As I noted above, companies are starting to stress investments in human capital as part of a good resilient strategy:
“In Europe, Swiss staffing company Adecco is teaching Polish carpenters to speak Norwegian so they can fill construction jobs in Oslo. Caterpillar, meanwhile, is redoubling training. A network of vocational schools in six countries teaches a Caterpillar-approved curriculum, and students enter it with a dealership already committed to hiring them. They will spend up to half their time in apprenticeships at Cat dealers, learning on the job. … Employers are on an all-out campaign to increase training and raise education levels.”

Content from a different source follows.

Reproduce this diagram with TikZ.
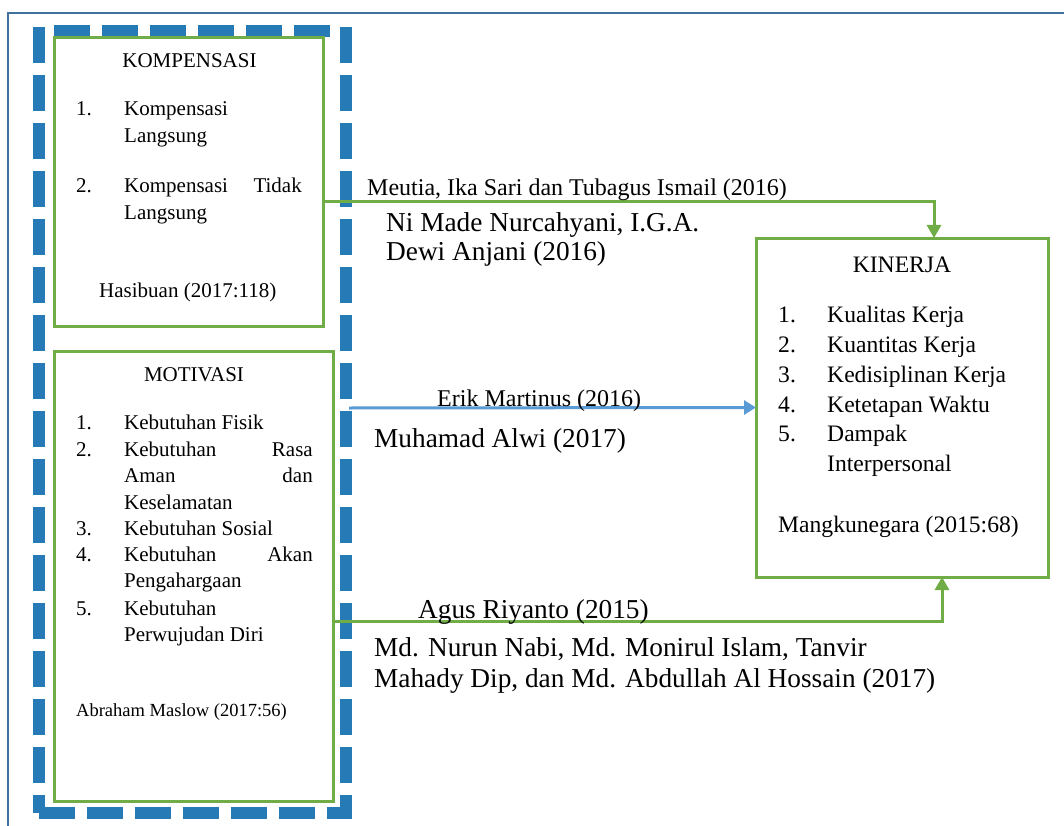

We often hear about “old Europe,” with its aging population, and imagine that the future belongs to Asian tigers or other countries with a growing and youthful work force. But in another interesting tidbit, BusinessWeek says if you are looking for which countries are “wired for growth,” you might be surprised to find that European countries top the list. The top ten countries, according to the World Economic Forum’s sixth annual Networked Readiness Index, are: 1) Denmark; 2) Sweden; 3) Singapore; 4) Finland; 5) Switzerland; 6) Netherlands; 7) U.S.; 8) Iceland; 9) Britain; and 10) Norway. Globalization’s most resilient economies are likely to be found in those countries that invest in both their infrastructure and their people. Companies won’t stop their searches for cheap labor, but they will eventually realize that in the service sector quality trumps cheap every time. Europe’s problem, of course, is a shrinking domestic work force, which is a trend that is not resilient no matter how educated or connected it may be. When (and if) Europe finds a satisfactory solution to its work force challenge, it won’t be referred to as “old” Europe very long.